Culture Clash: Wedding Planning – China vs Germany


Calendar august wedding China

I wanted to scream, I wanted to bang my head against a wall, I wanted to explode. The six month mark to the date of my wedding had just passed and I was freaking out. You see, for all the interesting, bemusing and incredible cultural aspects of China I get to experience by being in an intercultural relationship, there is the dark side; some aspects of local culture my German-wired brain simply cannot wrap its head around. One of them is organising. We love organising, us Germans. Ask anyone anywhere who has ever worked with a German, and they will respond in a fashion similar to the following: “What, oh Germans? Yeah, yeah, great cars. Very organised people.” As I said to Mr. Li in one of our conversation in which I was trying to explain my rather sudden bouts of bridezilla syndrome: “Germans love organising so much they want to have babies with it, little organising babies.” Incidentally, he found that image rather comical, which helped to deflect the approaching conflict. But there it is. Organising and Germans, the greatest love story since Kate & Leo.

Now, I am a bit of peculiarity, which I blame on my English heritage (though Mr.Li I am sure would hold my scatter brain responsible). When it comes to organising I seem to have slight schizophrenic tendencies. If my brain deems something only minorly important or can justify procrastination on getting it organised, I will for the life of me not get my s…tuff together. However, if anything shows up on my priority radar, then I kick into über-organising mode, which in all honesty is probably a speck scary. I will get obsessed with organising a task and want to complete it immediately. Yes, in elementary school I was that loser who finished her homework for the entire week on the first day when we had our so-called “weekly task plans”. Later on, though, my split organising personality appeared. As soon as any science except math was involved, organising monster would mysteriously crawl into a cave only to be seen again when the next art project began.

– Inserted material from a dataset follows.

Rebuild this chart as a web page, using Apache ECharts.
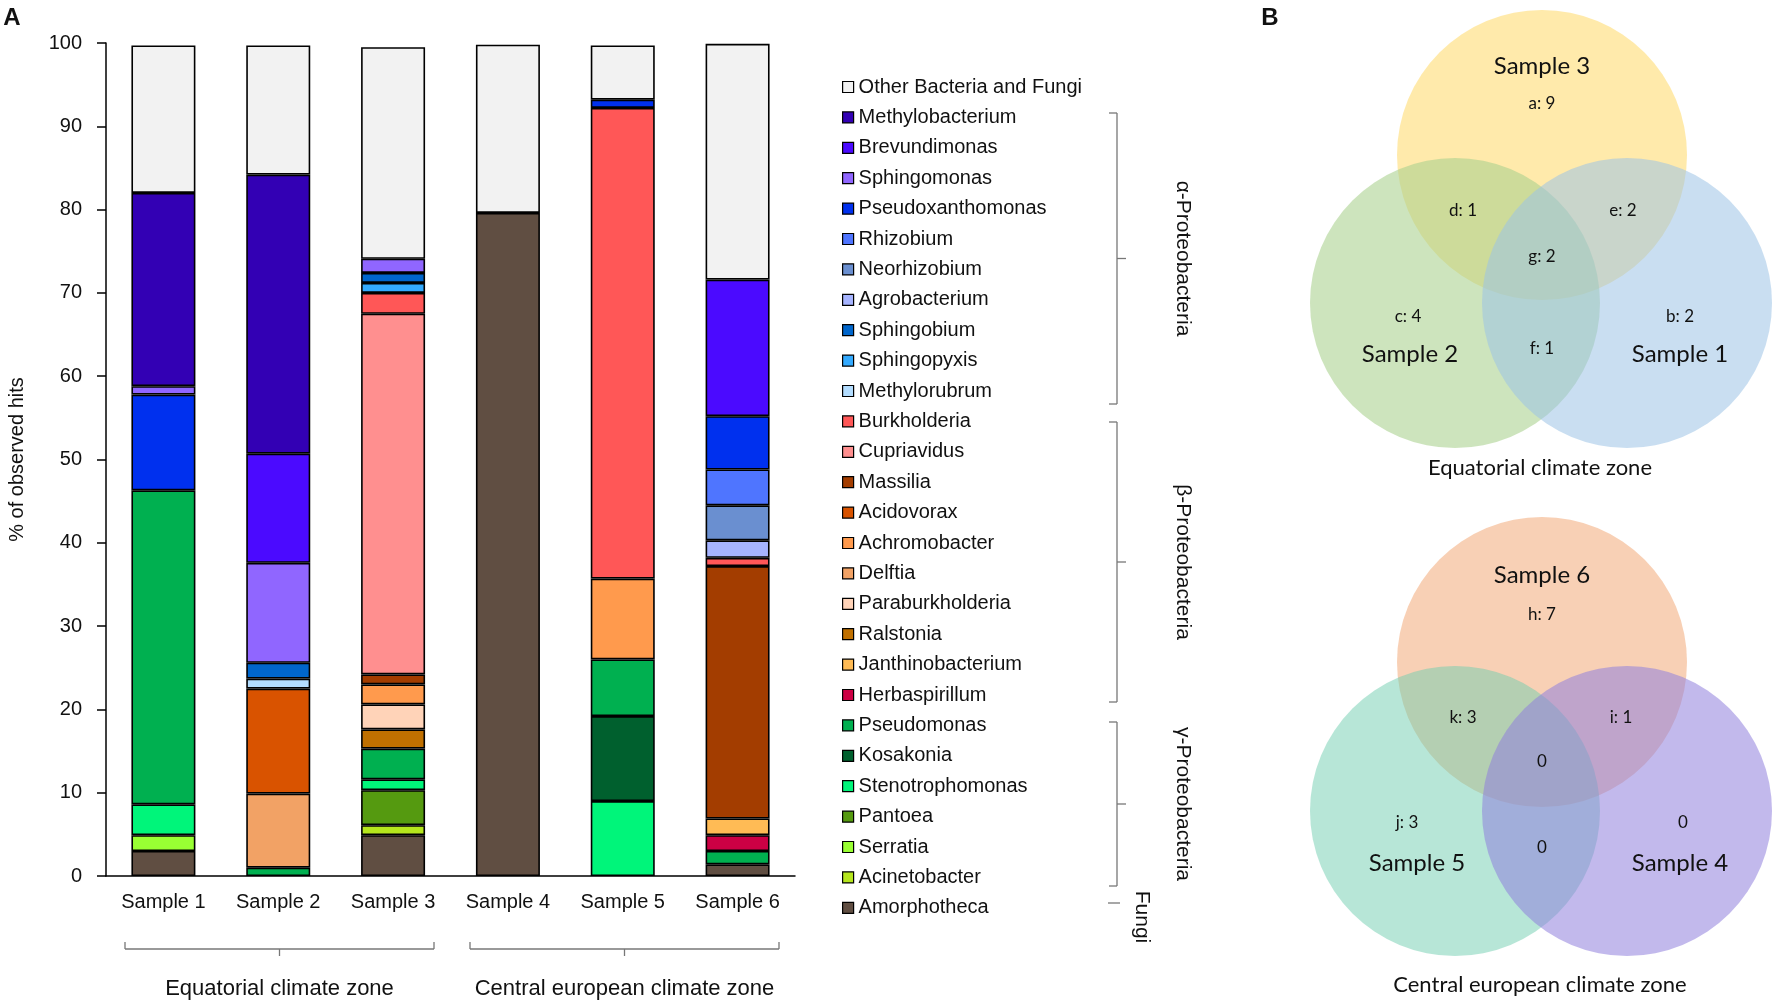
<!DOCTYPE html>
<html>
<head>
<meta charset="utf-8">
<script src="https://cdn.jsdelivr.net/npm/echarts@6/dist/echarts.min.js"></script>
<style>
html,body{margin:0;padding:0;background:#fff;}
#chart{width:1772px;height:1008px;}
</style>
</head>
<body>
<div id="chart"></div>
<script>
// ---------------- DATA ----------------
const categories = ['Sample 1', 'Sample 2', 'Sample 3', 'Sample 4', 'Sample 5', 'Sample 6'];
const yMin = 0, yMax = 100, yInterval = 10;

// % of observed hits per genus (Sample 1..6); null = absent
const amorphotheca      = [3.0, null, 4.9, 79.6, null, 1.4];
const acinetobacter     = [null, null, 1.2, null, null, null];
const serratia          = [1.9, null, null, null, null, null];
const pantoea           = [null, null, 4.2, null, null, null];
const stenotrophomonas  = [3.7, null, 1.3, null, 9.0, null];
const kosakonia         = [null, null, null, null, 10.2, null];
const pseudomonas       = [37.7, 1.0, 3.7, null, 6.8, 1.6];
const herbaspirillum    = [null, null, null, null, null, 1.9];
const janthinobacterium = [null, null, null, null, null, 2.0];
const ralstonia         = [null, null, 2.3, null, null, null];
const paraburkholderia  = [null, null, 3.0, null, null, null];
const delftia           = [null, 8.9, null, null, null, null];
const achromobacter     = [null, null, 2.4, null, 9.7, null];
const acidovorax        = [null, 12.6, null, null, null, null];
const massilia          = [null, null, 1.2, null, null, 30.3];
const cupriavidus       = [null, null, 43.3, null, null, null];
const burkholderia      = [null, null, 2.5, null, 56.5, 1.0];
const methylorubrum     = [null, 1.2, null, null, null, null];
const sphingopyxis      = [null, null, 1.2, null, null, null];
const sphingobium       = [null, 1.9, 1.2, null, null, null];
const agrobacterium     = [null, null, null, null, null, 2.1];
const neorhizobium      = [null, null, null, null, null, 4.2];
const rhizobium         = [null, null, null, null, null, 4.3];
const pseudoxanthomonas = [11.5, null, null, null, 1.0, 6.4];
const sphingomonas      = [1.0, 12.0, 1.7, null, null, null];
const brevundimonas     = [null, 13.1, null, null, null, 16.4];
const methylobacterium  = [23.2, 33.5, null, null, null, null];
const otherBacteriaFungi = [17.7, 15.5, 25.4, 20.2, 6.5, 28.3];

// stacking order, bottom to top
const genusNames = ['Amorphotheca','Acinetobacter','Serratia','Pantoea','Stenotrophomonas','Kosakonia',
  'Pseudomonas','Herbaspirillum','Janthinobacterium','Ralstonia','Paraburkholderia','Delftia',
  'Achromobacter','Acidovorax','Massilia','Cupriavidus','Burkholderia','Methylorubrum','Sphingopyxis',
  'Sphingobium','Agrobacterium','Neorhizobium','Rhizobium','Pseudoxanthomonas','Sphingomonas',
  'Brevundimonas','Methylobacterium','Other Bacteria and Fungi'];
const genusValues = [amorphotheca, acinetobacter, serratia, pantoea, stenotrophomonas, kosakonia,
  pseudomonas, herbaspirillum, janthinobacterium, ralstonia, paraburkholderia, delftia,
  achromobacter, acidovorax, massilia, cupriavidus, burkholderia, methylorubrum, sphingopyxis,
  sphingobium, agrobacterium, neorhizobium, rhizobium, pseudoxanthomonas, sphingomonas,
  brevundimonas, methylobacterium, otherBacteriaFungi];
const genusColors = ['#604E42','#B5E61D','#99FF33','#559A10','#00F57A','#00602E',
  '#00B050','#CC0044','#FFBB55','#C07000','#FFD3B8','#F2A265',
  '#FF9A4D','#D95300','#A33D00','#FF8F8F','#FF5757','#B3DDFF','#33AAFF',
  '#0066CC','#A6B4FF','#6A8FD0','#4F75FF','#0030EE','#9066FF',
  '#4B0AFF','#3300B4','#F2F2F2'];

// taxonomic groups (legend brackets)
const groupNames = ['α-Proteobacteria', 'β-Proteobacteria', 'γ-Proteobacteria', 'Fungi'];

// Venn diagrams
const vennEqSets = ['Sample 3', 'Sample 2', 'Sample 1'];
const vennEqKeys = ['a', 'b', 'c', 'd', 'e', 'f', 'g'];
const vennEqCounts = [9, 2, 4, 1, 2, 1, 2];
const vennEqTitle = 'Equatorial climate zone';
const vennCeSets = ['Sample 6', 'Sample 5', 'Sample 4'];
const vennCeKeys = ['h', 'i', 'j', 'k'];
const vennCeCounts = [7, 1, 3, 3];
const vennCeOther = [0, 0, 0]; // center, sample4-only, sample4∩5
const vennCeTitle = 'Central european climate zone';
const zoneNames = ['Equatorial climate zone', 'Central european climate zone'];

// ---------------- CHART ----------------
const chart = echarts.init(document.getElementById('chart'));
const FONT = '"Liberation Sans", Arial, sans-serif';
const VFONT = 'Lato, "Open Sans", sans-serif';

const series = genusNames.map((n, i) => ({
  name: n,
  type: 'bar',
  stack: 'total',
  barWidth: 64,
  data: genusValues[i],
  itemStyle: { color: genusColors[i], borderColor: '#000', borderWidth: 1.6 },
  emphasis: { disabled: true },
  animation: false
}));

function line(x1, y1, x2, y2, c, w) {
  return { type: 'line', shape: { x1, y1, x2, y2 }, style: { stroke: c || '#777', lineWidth: w || 1.3 }, silent: true };
}
function txt(x, y, t, size, opts) {
  opts = opts || {};
  return {
    type: 'text', x, y, rotation: opts.rot || 0, silent: true,
    style: {
      text: t, fill: opts.color || '#111',
      font: (opts.weight || 'normal') + ' ' + size + 'px ' + (opts.family || FONT),
      textAlign: opts.align || 'center', align: opts.align || 'center',
      textVerticalAlign: 'middle', verticalAlign: 'middle'
    }
  };
}
function circle(cx, cy, r, color, op) {
  return { type: 'circle', shape: { cx, cy, r }, style: { fill: color, opacity: op, stroke: 'none' }, silent: true };
}

const g = [];
// panel letters
g.push(txt(12, 18, 'A', 24, { weight: 'bold' }));
g.push(txt(1270, 18, 'B', 24, { weight: 'bold' }));

// x brackets
function xBracket(x1, x2, y, label) {
  const mid = (x1 + x2) / 2;
  g.push(line(x1, y, x2, y));
  g.push(line(x1, y, x1, y - 7));
  g.push(line(x2, y, x2, y - 7));
  g.push(line(mid, y, mid, y + 7));
  g.push(txt(mid, 989, label, 22));
}
xBracket(125, 434, 949, zoneNames[0]);
xBracket(470, 779, 949, zoneNames[1]);

// legend group brackets
function yBracket(y1, y2, label) {
  const x = 1117, mid = (y1 + y2) / 2;
  g.push(line(x, y1, x, y2));
  g.push(line(x - 8, y1, x, y1));
  g.push(line(x - 8, y2, x, y2));
  g.push(line(x, mid, x + 9, mid));
  g.push(txt(1183, mid, label, 21, { rot: -Math.PI / 2 }));
}
yBracket(113, 404, groupNames[0]);
yBracket(422, 702, groupNames[1]);
yBracket(722, 886, groupNames[2]);
g.push(line(1108, 903, 1120, 903));
g.push(txt(1142, 917, groupNames[3], 21, { rot: -Math.PI / 2 }));

// Venn equatorial
g.push(circle(1542, 155, 145, '#FFD966', 0.55));
g.push(circle(1455, 303, 145, '#A9D18E', 0.58));
g.push(circle(1627, 303, 145, '#9DC3E6', 0.55));
const eqPos = { a: [1542, 104], b: [1680, 317], c: [1408, 317], d: [1463, 211], e: [1623, 211], f: [1542, 349], g: [1542, 257] };
vennEqKeys.forEach((k, i) => g.push(txt(eqPos[k][0], eqPos[k][1], k + ': ' + vennEqCounts[i], 17, { family: VFONT })));
g.push(txt(1542, 66, vennEqSets[0], 24, { family: VFONT }));
g.push(txt(1410, 354, vennEqSets[1], 24, { family: VFONT }));
g.push(txt(1680, 354, vennEqSets[2], 24, { family: VFONT }));
g.push(txt(1540, 468, vennEqTitle, 22, { family: VFONT }));

// Venn central european
g.push(circle(1542, 662, 145, '#F4B183', 0.6));
g.push(circle(1455, 811, 145, '#6FCDB0', 0.5));
g.push(circle(1627, 811, 145, '#8F80DC', 0.55));
const cePos = { h: [1542, 615], i: [1621, 718], j: [1407, 823], k: [1463, 718] };
vennCeKeys.forEach((k, i) => g.push(txt(cePos[k][0], cePos[k][1], k + ': ' + vennCeCounts[i], 17, { family: VFONT })));
const ceOtherPos = [[1542, 762], [1683, 823], [1542, 848]];
vennCeOther.forEach((v, i) => g.push(txt(ceOtherPos[i][0], ceOtherPos[i][1], String(v), 17, { family: VFONT })));
g.push(txt(1542, 575, vennCeSets[0], 24, { family: VFONT }));
g.push(txt(1417, 863, vennCeSets[1], 24, { family: VFONT }));
g.push(txt(1680, 863, vennCeSets[2], 24, { family: VFONT }));
g.push(txt(1540, 985, vennCeTitle, 22, { family: VFONT }));

chart.setOption({
  animation: false,
  backgroundColor: '#fff',
  textStyle: { fontFamily: FONT },
  grid: { left: 106, top: 43, width: 689, height: 833, containLabel: false },
  xAxis: {
    type: 'category',
    data: categories,
    axisLine: { lineStyle: { color: '#000', width: 1.5 } },
    axisTick: { show: false },
    axisLabel: { fontSize: 20, color: '#111', margin: 16, fontFamily: FONT }
  },
  yAxis: {
    type: 'value', min: yMin, max: yMax, interval: yInterval,
    name: '% of observed hits', nameLocation: 'middle', nameGap: 79,
    nameTextStyle: { fontSize: 20, color: '#111', fontFamily: FONT },
    axisLine: { show: true, lineStyle: { color: '#000', width: 1.5 } },
    axisTick: { show: true, inside: false, length: 9, lineStyle: { color: '#000', width: 1.5 } },
    axisLabel: { fontSize: 20, color: '#111', margin: 24, fontFamily: FONT },
    splitLine: { show: false }
  },
  legend: {
    orient: 'vertical',
    left: 837, top: 72,
    data: genusNames.slice().reverse(),
    itemWidth: 11, itemHeight: 11, itemGap: 10.4,
    icon: 'rect',
    selectedMode: false,
    itemStyle: { borderColor: '#000', borderWidth: 1.2 },
    textStyle: { fontSize: 20, color: '#111', lineHeight: 20, fontFamily: FONT, padding: [0, 0, 0, 0] }
  },
  series: series,
  graphic: g
});
</script>
</body>
</html>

As I mentioned right at the beginning of this blog, this Chinese wedding was initially not something me nor Mr. Li wanted but against gentle nudging from mother-in-law no one really stands a chance. She just wraps you right around her little finger. So after it was decided, I told myself there was no point in moping about it. If we are doing this wedding, we are doing it right! (Another one of those mottos I am sure was invented by a German). Hence, the Über-mode.

Chinese Organising Style

What this meant was that when we had decided this wedding was going to happen sometime in August last year, I would have loved to get the organising underway within a week. Alas, I had not considered the big, unmentionable C-word…cultural difference.
I am now going to drift into sweeping generalisations here. I apologise in advance. I would like to argue that a majority of Chinese people I have met are not into timely organising. I have come to this conclusion through countless interactions with Chinese clients, including government employees, all of which looked something like this: half a year in advance the project is discussed and broadly agreed upon. Then nothing happens. No necessary material is provided, no steps taken, in fact not one sound is made to suggest the project will come into fruition. Until about a week before the deadline, when you suddenly get a bunch of stuff thrown at your face plus the expectation that a project that should have been three months in the making will be completed within the next seven days. I am not saying this is terrible; I have actually observed quite a few interesting results from this way of doing business, the main one being that Chinese people are incredibly reactive. They are able to produce acceptable results in the shortest humanly possible amount of time. Hence, it is no surprise that the country is currently making headlines for building a 57-floor sky scraper from scratch in 19 days in Changsha, Hunan province. That should give you an impression of just how quickly Chinese people can come together to create something enormous.

Clash of the Titans

When this cultural trait does present a problem is the moment you combine it with the German über-organising mode. This will without fail turn into an explosive mixture. Both heads and tears will roll as these two very opposite worlds meet. I wanted to decide on a definite wedding location asap, after all wedding invitations could not go out without a wedding location and all my friends and family abroad needed to book their flights as soon as possible. Hence I turned into a really pushy bridezilla, while my Chinese family thought I had gone mad, after all there was still so much time to book the venue!

As if that was not enough friction, I almost had a heart attack, when MiL informed me that we should find a wedding planner only six weeks before the wedding. I almost passed out. Who on earth could arrange a wedding in such a short time?! Let me tell you who; Chinese people.

The additional problem that we face is the fact that I am not physically present in Hohhot, if I were, then I could swing my backside down to all those hotels, wedding planning companies and whatever party involved I have forgotten. However, since I am not around, my poor MiL has been schlepping herself around the city from one location to the other in search of the best place. And because she is such a nice person, she will of course check out every possible wedding location. I’m a terrible person.

However, I am happy to announce that despite the odd bit of drama, surprisingly through bouts of über-organising mode, it seems everything is slowly coming together; and there are still five months to go to the wedding. Touch wood!